I always loved Hanukkah. My family lit candles every night, and my mother, who believed all gifts had to be earned, hid presents and made my siblings and me find them before we could open them. But after a visit to Israel during the festival several years ago, I began to view Hanukkah in a new light.
After viewing the lighting of Israel’s equivalent of the National Christmas Tree – the menorah at the Western Wall in Jerusalem – I met with Noam Zion of the Shalom Hartman Institute.
He is one of the world’s leading experts on Jewish holidays and a passionate advocate for what he calls “homemade Judaism.” Zion believes the future of Judaism depends on rediscovering a more familial, do-it-yourself tradition of creatively celebrating holidays at home. “This change fits other aspects of modern living,” he said, “in which people say, ‘I’m taking back control over my life.

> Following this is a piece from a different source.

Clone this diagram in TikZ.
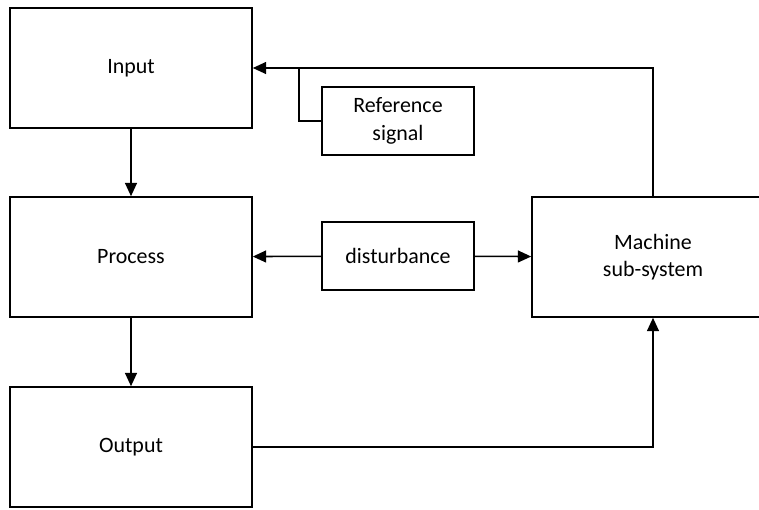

I exercise. I eat healthily. Why can’t I do the same thing with the way I shape my home time?”
Hanukkah, he explained, is different from most home holidays, “because it’s about putting the menorah in the window. It’s a public statement of what you believe in. With Passover, the mitzvah is to publicize the miracle to the next generation of your family. With Hanukkah, the mitzvah is to publicize the miracle to the outside world.”
“For that reason,” he said, “Hanukkah is the perfect holiday for a multicultural world. It’s a statement that I want to preserve my values and trumpet my beliefs—not that other people have to adopt them, but that other people accept them. And I think each home has to be the center of those values, so that instead of the light coming from the outside world, which is what television is, ultimately dissolving everybody into their own rooms, the light comes from inside the family and illuminates the neighborhood.”
I mentioned my frustration that Hanukkah had become too reactive to Christmas.
“I faced the same thing growing up in Minnesota,” he said. “The Christmas tree was always in the background, even if we didn’t have one ourselves. But I’m trying to make you more appreciative of your parents. Understand that all cultures, at all periods in human history, have been in dialogue with others. Early Christians adopted customs from Judaism in the way that Judaism later adopted customs from Christianity. The question should be whether your parents used the competitive religious environment to spur you to retrieve your Judaism.”
“And I want to celebrate beginnings,” he continued. “As my teacher, David Hartman, says, the miracle is not that one vessel of oil lasted for eight days but that the community was willing to light one vessel not knowing whether it would last. The true miracle is daring to dream. And that’s the key to Jewish life. Any realistic analysis says, ‘Forget it! You’ll never succeed.’ But if you say, ‘I believe in the power of a little bit of light,’ and believe in the kinds of things that aren’t codified, then you’re saying, ‘I believe that this little tiny flicker of faith I have can produce an enormous transformation, so that somehow I’ll have a greater and greater effect on the world.’”
I was beginning to realize that Hanukkah endures because it’s a tribute to the absurd idea that even something tiny can outshine its potential.
Recently I learned that one is not supposed to light the Hanukkah candles in private, then move them to the door or window. One is supposed to light them in the threshold. The blessing comes from willingly asserting your faith in public, not with raging fire but with a single, quiet flame.